DIRECTIONS: Quote from the first line below through the line that contains "-4.63, -4.75, -0.21];", both included, and leave the pictures out.

DATA SEGMENT:
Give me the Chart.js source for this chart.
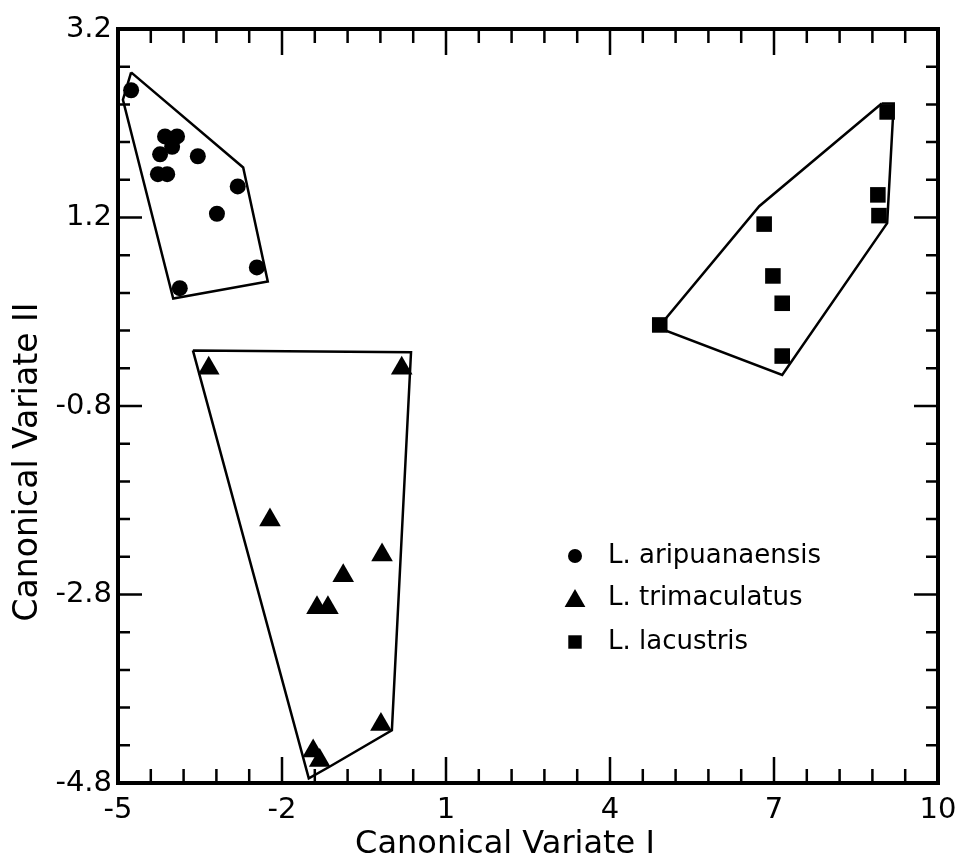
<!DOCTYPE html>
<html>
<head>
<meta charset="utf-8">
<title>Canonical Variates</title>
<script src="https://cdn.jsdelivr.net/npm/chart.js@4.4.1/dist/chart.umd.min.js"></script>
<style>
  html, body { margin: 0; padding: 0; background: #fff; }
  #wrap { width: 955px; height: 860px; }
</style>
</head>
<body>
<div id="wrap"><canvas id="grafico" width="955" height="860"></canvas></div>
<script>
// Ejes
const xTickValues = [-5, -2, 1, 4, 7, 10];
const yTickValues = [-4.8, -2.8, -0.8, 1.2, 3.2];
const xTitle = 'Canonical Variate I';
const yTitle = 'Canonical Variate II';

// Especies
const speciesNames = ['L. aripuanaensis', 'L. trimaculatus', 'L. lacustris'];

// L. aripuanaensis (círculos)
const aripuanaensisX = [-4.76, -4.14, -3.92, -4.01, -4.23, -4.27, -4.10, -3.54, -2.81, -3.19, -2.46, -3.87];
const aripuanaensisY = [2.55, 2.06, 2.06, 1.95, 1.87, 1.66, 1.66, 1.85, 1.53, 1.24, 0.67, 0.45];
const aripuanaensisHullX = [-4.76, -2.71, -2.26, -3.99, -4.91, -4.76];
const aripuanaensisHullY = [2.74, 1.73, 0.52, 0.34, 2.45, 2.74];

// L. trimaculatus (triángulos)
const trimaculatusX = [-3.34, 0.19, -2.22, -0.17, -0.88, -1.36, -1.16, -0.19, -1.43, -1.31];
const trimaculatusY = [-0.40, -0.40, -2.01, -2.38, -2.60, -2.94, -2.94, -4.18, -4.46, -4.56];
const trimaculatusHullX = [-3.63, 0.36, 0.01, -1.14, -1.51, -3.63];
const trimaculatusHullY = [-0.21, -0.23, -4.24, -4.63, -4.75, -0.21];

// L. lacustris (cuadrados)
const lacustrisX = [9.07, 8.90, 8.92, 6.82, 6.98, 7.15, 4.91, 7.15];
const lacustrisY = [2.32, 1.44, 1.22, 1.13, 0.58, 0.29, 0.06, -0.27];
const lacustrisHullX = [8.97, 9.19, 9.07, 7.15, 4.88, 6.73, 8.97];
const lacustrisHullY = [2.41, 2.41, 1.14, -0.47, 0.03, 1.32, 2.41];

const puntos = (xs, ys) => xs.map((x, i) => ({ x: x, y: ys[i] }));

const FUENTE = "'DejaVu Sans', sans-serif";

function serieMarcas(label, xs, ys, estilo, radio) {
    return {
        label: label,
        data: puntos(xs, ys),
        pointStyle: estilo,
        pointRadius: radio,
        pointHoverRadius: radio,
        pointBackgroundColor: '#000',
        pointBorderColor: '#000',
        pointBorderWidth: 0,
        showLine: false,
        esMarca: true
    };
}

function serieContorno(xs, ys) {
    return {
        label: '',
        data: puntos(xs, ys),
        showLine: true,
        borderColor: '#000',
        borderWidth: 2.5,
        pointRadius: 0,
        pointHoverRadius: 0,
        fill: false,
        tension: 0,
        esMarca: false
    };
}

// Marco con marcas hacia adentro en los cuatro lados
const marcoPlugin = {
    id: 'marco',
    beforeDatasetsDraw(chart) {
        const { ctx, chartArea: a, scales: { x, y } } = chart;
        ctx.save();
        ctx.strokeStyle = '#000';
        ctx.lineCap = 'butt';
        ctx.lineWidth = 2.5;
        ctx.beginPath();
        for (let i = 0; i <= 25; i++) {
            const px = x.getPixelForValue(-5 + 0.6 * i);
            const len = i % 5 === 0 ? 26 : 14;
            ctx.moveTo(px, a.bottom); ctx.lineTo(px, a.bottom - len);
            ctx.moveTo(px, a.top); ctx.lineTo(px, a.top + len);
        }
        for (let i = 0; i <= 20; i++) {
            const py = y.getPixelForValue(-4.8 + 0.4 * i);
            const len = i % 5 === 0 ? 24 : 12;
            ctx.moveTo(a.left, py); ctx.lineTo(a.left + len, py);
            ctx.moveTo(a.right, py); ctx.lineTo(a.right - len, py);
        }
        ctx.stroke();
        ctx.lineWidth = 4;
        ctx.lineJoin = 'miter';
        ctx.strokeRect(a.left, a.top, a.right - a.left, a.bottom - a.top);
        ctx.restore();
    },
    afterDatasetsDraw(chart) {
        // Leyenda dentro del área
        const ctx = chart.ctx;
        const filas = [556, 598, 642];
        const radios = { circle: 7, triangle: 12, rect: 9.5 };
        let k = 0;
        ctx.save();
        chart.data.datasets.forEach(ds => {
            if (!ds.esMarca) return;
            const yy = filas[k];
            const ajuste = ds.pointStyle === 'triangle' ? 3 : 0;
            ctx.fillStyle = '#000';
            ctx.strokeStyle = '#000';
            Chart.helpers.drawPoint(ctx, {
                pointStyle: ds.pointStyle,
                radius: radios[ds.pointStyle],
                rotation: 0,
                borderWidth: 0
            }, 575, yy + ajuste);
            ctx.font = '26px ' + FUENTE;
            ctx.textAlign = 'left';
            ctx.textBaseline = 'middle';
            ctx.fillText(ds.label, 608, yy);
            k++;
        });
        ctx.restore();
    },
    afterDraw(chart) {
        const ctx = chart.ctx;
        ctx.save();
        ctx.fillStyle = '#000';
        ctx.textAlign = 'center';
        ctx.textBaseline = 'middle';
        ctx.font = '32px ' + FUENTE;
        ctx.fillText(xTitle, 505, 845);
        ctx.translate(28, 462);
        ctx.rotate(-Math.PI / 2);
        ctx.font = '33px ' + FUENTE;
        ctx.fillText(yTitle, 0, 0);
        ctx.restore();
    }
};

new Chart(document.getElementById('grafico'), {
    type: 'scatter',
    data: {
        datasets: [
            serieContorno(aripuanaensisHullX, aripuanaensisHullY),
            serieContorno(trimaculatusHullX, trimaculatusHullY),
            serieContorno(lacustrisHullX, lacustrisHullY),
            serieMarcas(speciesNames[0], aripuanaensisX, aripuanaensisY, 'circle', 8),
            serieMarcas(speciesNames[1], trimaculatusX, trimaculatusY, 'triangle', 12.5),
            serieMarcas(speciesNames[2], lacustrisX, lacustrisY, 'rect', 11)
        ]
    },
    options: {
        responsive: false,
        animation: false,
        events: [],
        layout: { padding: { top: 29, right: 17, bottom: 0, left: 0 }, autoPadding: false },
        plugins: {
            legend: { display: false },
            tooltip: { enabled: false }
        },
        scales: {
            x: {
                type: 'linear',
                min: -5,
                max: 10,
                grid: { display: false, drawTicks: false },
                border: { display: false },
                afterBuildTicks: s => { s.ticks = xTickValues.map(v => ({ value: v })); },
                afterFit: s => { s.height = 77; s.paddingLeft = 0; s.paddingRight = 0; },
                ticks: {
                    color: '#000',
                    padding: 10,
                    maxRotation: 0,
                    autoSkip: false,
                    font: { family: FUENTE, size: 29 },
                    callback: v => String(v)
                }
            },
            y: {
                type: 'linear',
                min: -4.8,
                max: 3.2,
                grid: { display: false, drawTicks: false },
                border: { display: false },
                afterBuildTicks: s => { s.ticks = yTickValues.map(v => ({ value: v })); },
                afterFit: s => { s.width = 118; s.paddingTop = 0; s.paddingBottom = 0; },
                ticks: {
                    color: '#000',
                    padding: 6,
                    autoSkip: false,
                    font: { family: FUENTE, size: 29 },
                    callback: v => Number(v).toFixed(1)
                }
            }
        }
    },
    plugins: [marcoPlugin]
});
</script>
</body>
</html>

SOLUTION TO THIS PROBLEM:
Give me the Chart.js source for this chart.
<!DOCTYPE html>
<html>
<head>
<meta charset="utf-8">
<title>Canonical Variates</title>
<script src="https://cdn.jsdelivr.net/npm/chart.js@4.4.1/dist/chart.umd.min.js"></script>
<style>
  html, body { margin: 0; padding: 0; background: #fff; }
  #wrap { width: 955px; height: 860px; }
</style>
</head>
<body>
<div id="wrap"><canvas id="grafico" width="955" height="860"></canvas></div>
<script>
// Ejes
const xTickValues = [-5, -2, 1, 4, 7, 10];
const yTickValues = [-4.8, -2.8, -0.8, 1.2, 3.2];
const xTitle = 'Canonical Variate I';
const yTitle = 'Canonical Variate II';

// Especies
const speciesNames = ['L. aripuanaensis', 'L. trimaculatus', 'L. lacustris'];

// L. aripuanaensis (círculos)
const aripuanaensisX = [-4.76, -4.14, -3.92, -4.01, -4.23, -4.27, -4.10, -3.54, -2.81, -3.19, -2.46, -3.87];
const aripuanaensisY = [2.55, 2.06, 2.06, 1.95, 1.87, 1.66, 1.66, 1.85, 1.53, 1.24, 0.67, 0.45];
const aripuanaensisHullX = [-4.76, -2.71, -2.26, -3.99, -4.91, -4.76];
const aripuanaensisHullY = [2.74, 1.73, 0.52, 0.34, 2.45, 2.74];

// L. trimaculatus (triángulos)
const trimaculatusX = [-3.34, 0.19, -2.22, -0.17, -0.88, -1.36, -1.16, -0.19, -1.43, -1.31];
const trimaculatusY = [-0.40, -0.40, -2.01, -2.38, -2.60, -2.94, -2.94, -4.18, -4.46, -4.56];
const trimaculatusHullX = [-3.63, 0.36, 0.01, -1.14, -1.51, -3.63];
const trimaculatusHullY = [-0.21, -0.23, -4.24, -4.63, -4.75, -0.21];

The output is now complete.